Say you play an MMO like WoW. A new expansion comes out. You have all the game files for the new expansion because that's the way it is. Because Blizzard includes the files for the expansion in the game client, you now have the content(hardware) in your computer. So therefore you should have access to it, simply because it's there?

We should simply flip the switch for a customer that didn't spend the million bucks simply because it's there?

I don't see the logic.
 
See this is the problem, you dont understand the fundamental difference between hardware and software. In the wow example you are paying monthly to access the SERVER. The rest of your argument is so poorly constructed i wont even argue it.


Edit: changed my mind, i will rebut. There has never been an expac made solely of already used assets.
 
See this is the problem, you dont understand the fundamental difference between hardware and software. In the wow example you are paying monthly to access the SERVER. The rest of your argument is so poorly constructed i wont even argue it.


Edit: changed my mind, i will rebut. There has never been an expac made solely of already used assets.

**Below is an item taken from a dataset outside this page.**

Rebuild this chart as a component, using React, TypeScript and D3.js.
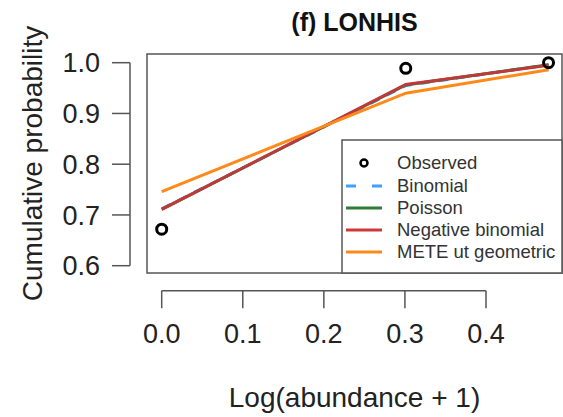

In my example using cranes- The hardware is there. So is the software(must enter license key in the PLC logic to enable). You don't get to use that portion software to run all the extra automation hardware unless you pay more for a license.
That is a perfect comparison- The basic video card shares hardware with the premium product, that is differentiated by software. That software happens to come with other goodies like extra support. You need the software to run the hardware.
 
Just shows you how many artificial limitations are placed upon consumer hardware. However, this is a generous move by AMD.
 
Why even bother? With DXVK, Steam Play and native gaming releases now, there's far fewer games I _can't_ play on Linux (without Windows) than _can_.

I'm running Ubuntu as my primary OS with a windows VM for gaming / webex. We will see how this does. Super excited about sr-iov possibilities.
 
Sounds like it will have enterprise virtualization / sr-iov... Curious to hear what your rep says.
Just got off the phone with my rep and an engineering team, they can't currently recommend the AMD cards for a multi user heavy workload environment, they say that those systems require far too much babysitting and tinkering and they are saying I ditch the Quadro option and go for the Tesla P100's, it costs more but I can just run them for months on end with out even looking at them. But supposedly because of some of the features on the Tesla cards it will do a better job of memory scaling so I should see less usage per user on the memory front as it has some reporting capabilities back to the Xen App server so it can do some back end micro managing.
 
Why even bother? With DXVK, Steam Play and native gaming releases now, there's far fewer games I _can't_ play on Linux (without Windows) than _can_.

Right now GPU Passthrough is a bit easier (or at least it feels that way). We're getting damn close, though!
 
Go use Lutris already you silly goose! Seriously, you're actually making it harder than it really is.

Right now GPU Passthrough is a bit easier (or at least it feels that way). We're getting damn close, though!